Mild and efficient photocatalytic coupled alcohol oxidative dehydrogenation and CO2 reduction driven by visible light†
Abstract
The advanced coupled conversion technique based on the oxidative dehydrogenation (ODH) of alcohols and the reduction of CO2 is a potential strategy to solve the current energy and environmental crisis, and is of great significance for the upgrading conversion of CO2 to fuels. This work discloses that the Al3+ species-doped decatungstates (Al-DTs) can efficiently catalyze the coupled conversion of various aliphatic and aromatic primary/secondary alcohols with CO2 in MeCN under visible light illumination and very mild conditions, and the reductive efficiency of CO2 depends on the doping levels of Al3+ species in Al-DTs and the ODH reactivity of alcohols. After continuously illuminating for 12 h, the best, 4% Al-DT can provide 437 μmol acetophenone as the ODH product and 218 μmol CO2 reduction products (formic acid and methanol) with 1.82 h−1 turnover frequency in the photocatalytic coupled conversion of α-phenylethanol with CO2. Also, a trace amount of CO is detected from the photocatalytic coupled reactions.
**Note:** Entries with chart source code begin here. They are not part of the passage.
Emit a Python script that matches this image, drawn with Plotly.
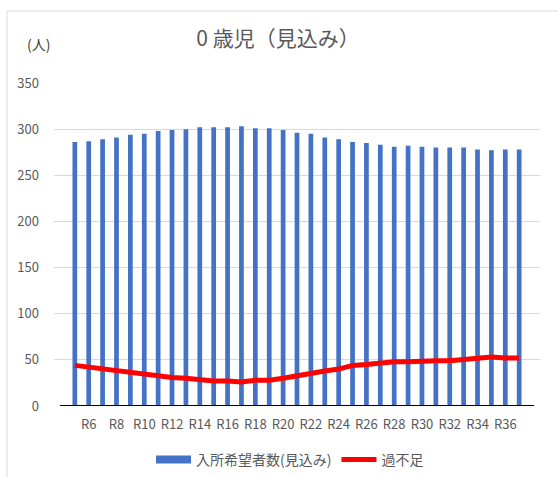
import plotly.graph_objects as go

categories = [f"R{i}" for i in range(5, 38)]
tick_labels = [f"R{i}" for i in range(6, 37, 2)]
demand = [286, 287, 289, 291, 294, 295, 298, 299, 300, 302, 302, 302, 303, 301, 301, 299, 296,
          295, 291, 289, 286, 285, 283, 281, 282, 281, 280, 280, 280, 278, 277, 278, 278]
shortfall = [44, 42, 40, 38, 36, 35, 32, 31, 30, 28, 27, 27, 26, 28, 28, 30, 33,
             35, 38, 40, 44, 45, 47, 48, 48, 49, 49, 49, 50, 52, 53, 52, 52]

font = "Noto Sans CJK JP"
gray = "#595959"
blue = "#4472C4"

fig = go.Figure()
fig.add_trace(go.Bar(x=categories, y=demand, name="入所希望者数(見込み)", showlegend=False,
                     marker=dict(color=blue, line=dict(width=0))))
# legend-only entry so the swatch is a wide rectangle as in the original
fig.add_trace(go.Scatter(x=[None], y=[None], name="入所希望者数(見込み)", mode="lines",
                         line=dict(color=blue, width=8)))
fig.add_trace(go.Scatter(x=categories, y=shortfall, name="過不足", mode="lines",
                         line=dict(color="#FF0000", width=5)))

W, H = 558, 477
L, R, T, B = 54, 18, 83, 71
pw, ph = W - L - R, H - T - B

def px(x):
    return (x - L) / pw

def py(y):
    return (H - B - y) / ph

fig.update_layout(
    width=W, height=H,
    margin=dict(l=L, r=R, t=T, b=B, autoexpand=False),
    paper_bgcolor="white", plot_bgcolor="white",
    font=dict(family=font, color=gray, size=13),
    bargap=0.66,
    title=dict(text="0 歳児（見込み）", x=px(278), xanchor="center", xref="paper",
               y=1 - 39 / H, yanchor="middle", font=dict(size=21, color=gray, family=font)),
    xaxis=dict(range=[-1.5, 33.5], tickmode="array", tickvals=tick_labels, ticktext=tick_labels,
               showgrid=False, showline=False, ticks="", zeroline=False,
               tickfont=dict(size=13, color=gray), ticklabelstandoff=9),
    yaxis=dict(range=[0, 350], dtick=50, showgrid=True, gridcolor="#D9D9D9", gridwidth=1,
               zeroline=False, showline=False, ticks="", tickfont=dict(size=13, color=gray),
               ticklabelstandoff=14),
    legend=dict(orientation="h", x=px(290), xanchor="center", y=py(460), yanchor="middle",
                font=dict(size=14, color=gray), itemwidth=35, tracegroupgap=0),
    showlegend=True,
    annotations=[dict(text="(人)", x=px(38), y=py(44), xref="paper", yref="paper",
                      xanchor="center", yanchor="middle",
                      showarrow=False, font=dict(size=14, color="#404040", family=font))],
    shapes=[
        dict(type="line", xref="x", yref="y", x0=-1.08, x1=33.08, y0=0, y1=0,
             line=dict(color="black", width=2)),
        dict(type="rect", xref="paper", yref="paper", x0=px(7), x1=px(565), y0=py(11), y1=py(490),
             line=dict(color="#D9D9D9", width=1), fillcolor="rgba(0,0,0,0)", layer="below"),
    ],
)

fig.write_html("out.html", config={"displayModeBar": False},
               post_script="document.body.style.margin='0';document.body.style.overflow='hidden';")
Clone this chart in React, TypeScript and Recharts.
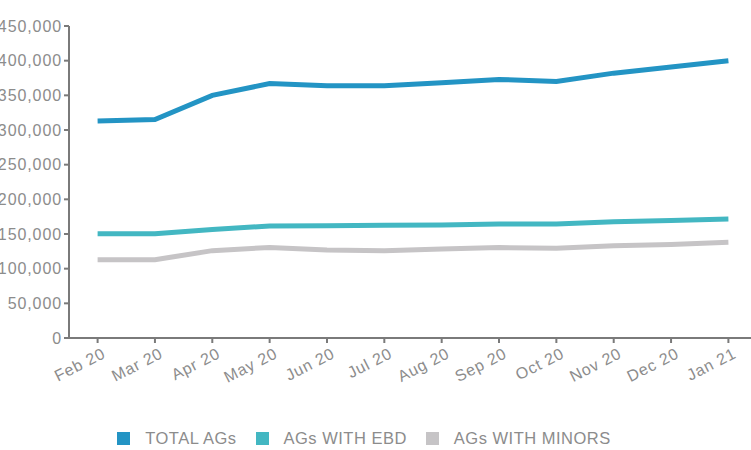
import React from "react";
import { LineChart, Line, XAxis, YAxis, Legend } from "recharts";

const months = ["Feb 20", "Mar 20", "Apr 20", "May 20", "Jun 20", "Jul 20", "Aug 20", "Sep 20", "Oct 20", "Nov 20", "Dec 20", "Jan 21"];
const totalAGs = [313000, 315000, 350000, 367000, 364000, 364000, 368000, 373000, 370000, 382000, 391000, 400000];
const agsWithEBD = [150500, 150500, 156500, 161500, 162000, 162500, 163000, 164500, 164500, 167500, 169500, 171500];
const agsWithMinors = [113000, 113000, 126000, 130500, 127000, 126000, 128500, 130500, 129500, 133000, 135000, 138000];
const yTicks = [0, 50000, 100000, 150000, 200000, 250000, 300000, 350000, 400000, 450000];

const series = [
  { key: "total", name: "TOTAL AGs", color: "#2394c4" },
  { key: "ebd", name: "AGs WITH EBD", color: "#43b7c2" },
  { key: "minors", name: "AGs WITH MINORS", color: "#c6c4c6" },
];

const data = months.map((m, i) => ({
  month: m,
  total: totalAGs[i],
  ebd: agsWithEBD[i],
  minors: agsWithMinors[i],
}));

const FONT = "'Liberation Sans', Arial, sans-serif";
const TEXT = "#8c8c8c";
const AXIS = "#7a7a7a";

const XTick = ({ x, y, payload }: { x?: number; y?: number; payload?: { value: string } }) => (
  <g transform={`translate(${(x ?? 0) + 9},${(y ?? 0) + 14})`}>
    <text
      textAnchor="end"
      transform="rotate(-27)"
      fill={TEXT}
      fontSize={16}
      fontFamily={FONT}
      letterSpacing={0.8}
    >
      {payload?.value}
    </text>
  </g>
);

const LegendContent = () => (
  <div style={{ display: "flex", justifyContent: "center", alignItems: "center", fontFamily: FONT }}>
    {series.map((s, i) => (
      <div key={s.key} style={{ display: "flex", alignItems: "center", marginRight: i < series.length - 1 ? 19 : 0 }}>
        <div style={{ width: 13, height: 13, background: s.color, marginRight: 15 }} />
        <span style={{ color: TEXT, fontSize: 16.5, letterSpacing: 0.5 }}>{s.name}</span>
      </div>
    ))}
  </div>
);

export default function App() {
  return (
    <div style={{ position: "absolute", left: 0, top: 0, width: 751, height: 450, overflow: "hidden", background: "#fff" }}>
      <div style={{ position: "absolute", left: -20, top: 0 }}>
        <LineChart
          width={790}
          height={450}
          data={data}
          margin={{ top: 26, right: 13, left: 0, bottom: 0 }}
          style={{ fontFamily: FONT }}
        >
          <XAxis
            dataKey="month"
            height={112}
            padding={{ left: 28.6, right: 28.6 }}
            stroke={AXIS}
            strokeWidth={2}
            tickSize={5}
            tickMargin={0}
            tick={<XTick />}
            interval={0}
          />
          <YAxis
            width={89}
            domain={[0, 450000]}
            ticks={yTicks}
            stroke={AXIS}
            strokeWidth={2}
            tickSize={5}
            tickMargin={2}
            tick={{ fill: TEXT, fontSize: 16, fontFamily: FONT, letterSpacing: 0.9 }}
            tickFormatter={(v: number) => v.toLocaleString("en-US")}
          />
          <Legend
            layout="horizontal"
            verticalAlign="middle"
            align="center"
            content={<LegendContent />}
            wrapperStyle={{ position: "absolute", left: 4, top: 429, width: 760 }}
          />
          {series.map((s) => (
            <Line
              key={s.key}
              type="linear"
              dataKey={s.key}
              name={s.name}
              stroke={s.color}
              strokeWidth={5}
              dot={false}
              activeDot={false}
              isAnimationActive={false}
            />
          ))}
        </LineChart>
      </div>
    </div>
  );
}
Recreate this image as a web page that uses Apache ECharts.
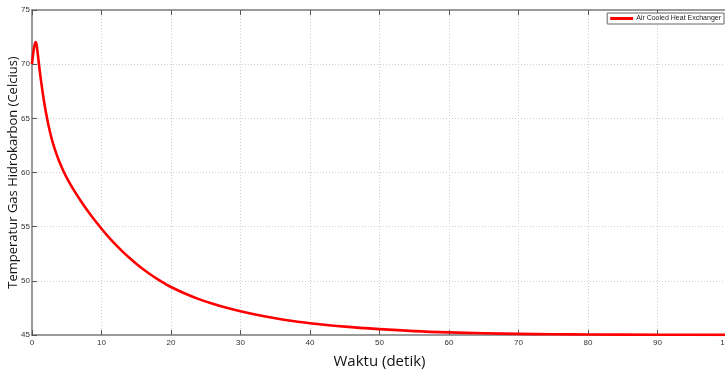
<!DOCTYPE html>
<html>
<head>
<meta charset="utf-8">
<script src="https://cdn.jsdelivr.net/npm/echarts@6/dist/echarts.min.js"></script>
<style>
  html, body { margin: 0; padding: 0; background: #fff; }
  #chart { width: 725px; height: 369px; }
</style>
</head>
<body>
<div id="chart"></div>
<script>
// Gas temperature leaving the air cooled heat exchanger over time
const waktu = [0, 0.15, 0.3, 0.45, 0.55, 0.65, 0.8, 1.0, 1.2, 1.5, 1.8, 2.2, 2.6, 3.0, 3.5, 4.0, 4.6, 5.2, 6, 7, 8, 9, 10,
  11, 12, 13, 14, 15, 16, 17, 18, 19, 20, 22, 24, 26, 28, 30, 32.5, 35, 37.5, 40, 45, 50, 55, 60, 65, 70, 75, 80, 90, 100];
const suhu = [70.0, 70.9, 71.55, 71.95, 72.05, 71.85, 71.1, 70.0, 68.95, 67.55, 66.3, 64.9, 63.72, 62.74, 61.74, 60.89, 60.02, 59.27, 58.39, 57.39, 56.47, 55.61, 54.81,
  54.06, 53.36, 52.72, 52.13, 51.58, 51.07, 50.61, 50.18, 49.79, 49.43, 48.83, 48.31, 47.88, 47.51, 47.19, 46.84, 46.55, 46.3, 46.09, 45.77, 45.54, 45.36, 45.24, 45.16, 45.1, 45.07, 45.05, 45.025, 45.012];
const xTicks = [0, 10, 20, 30, 40, 50, 60, 70, 80, 90, 100];
const yTicks = [45, 50, 55, 60, 65, 70, 75];
const seriesName = 'Air Cooled Heat Exchanger';

const chart = echarts.init(document.getElementById('chart'));
const tickFont = { fontFamily: '"Liberation Sans Narrow", "Liberation Sans", Arial, sans-serif', fontSize: 8, color: '#333' };
const gridLine = { show: true, lineStyle: { color: '#cfcfcf', type: [1, 2], width: 1 } };
const frameLine = { show: true, lineStyle: { color: '#9a9a9a', width: 2 } };
const tickIn = { show: true, inside: true, length: 5, lineStyle: { color: '#555', width: 1 } };
const titleFont = { fontFamily: '"Open Sans", "Noto Sans", sans-serif', color: '#111' };

chart.setOption({
  animation: false,
  grid: {
    left: 32, right: -2, top: 10, bottom: 34,
    outerBoundsMode: 'none', containLabel: false,
    show: true, borderColor: '#9a9a9a', borderWidth: 1.5
  },
  legend: {
    right: 1, top: 13,
    data: [seriesName],
    itemWidth: 23, itemHeight: 3, itemGap: 2,
    icon: 'rect',
    backgroundColor: '#fff',
    borderColor: '#666', borderWidth: 1, borderRadius: 0,
    padding: [2, 3, 2, 3],
    textStyle: { fontFamily: '"Liberation Sans Narrow", Arial, sans-serif', fontSize: 7, color: '#222', padding: [0, 0, 0, -2] }
  },
  xAxis: [{
    type: 'value', min: xTicks[0], max: xTicks[xTicks.length - 1], interval: 10,
    name: 'Waktu (detik)', nameLocation: 'middle', nameGap: 19, nameMoveOverlap: false,
    nameTextStyle: Object.assign({ fontSize: 15 }, titleFont),
    axisLine: frameLine, axisTick: tickIn,
    axisLabel: Object.assign({ margin: 4 }, tickFont),
    splitLine: gridLine
  }, {
    type: 'value', position: 'top', min: 0, max: 100, interval: 10,
    axisLine: frameLine, axisTick: tickIn, axisLabel: { show: false }, splitLine: { show: false }
  }],
  yAxis: [{
    type: 'value', min: yTicks[0], max: yTicks[yTicks.length - 1], interval: 5,
    name: 'Temperatur Gas Hidrokarbon (Celcius)', nameLocation: 'middle', nameGap: 12, nameMoveOverlap: false,
    nameTextStyle: Object.assign({ fontSize: 13 }, titleFont),
    axisLine: frameLine, axisTick: tickIn,
    axisLabel: Object.assign({ margin: 2 }, tickFont),
    splitLine: gridLine
  }],
  series: [{
    name: seriesName,
    type: 'line',
    data: waktu.map((t, i) => [t, suhu[i]]),
    smooth: 0.35,
    showSymbol: false,
    lineStyle: { color: '#ff0000', width: 2.6, join: 'round' },
    itemStyle: { color: '#ff0000' }
  }]
});
</script>
</body>
</html>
UV-vis spectra and isotope tracing tests using heavy oxygen water (H218O) support that the doubly-reduced blue H2DT species generated from the photocatalytic ODH of alcohols turns into its oxygen-deficient form ([DT2−]v) via an intra-molecular dehydration or lattice oxygen transfer and the latter, with the help of doped Al3+ species, may efficiently reduce CO2 to fuels via the multi-step proton-coupled electron transfer (PET) pathway.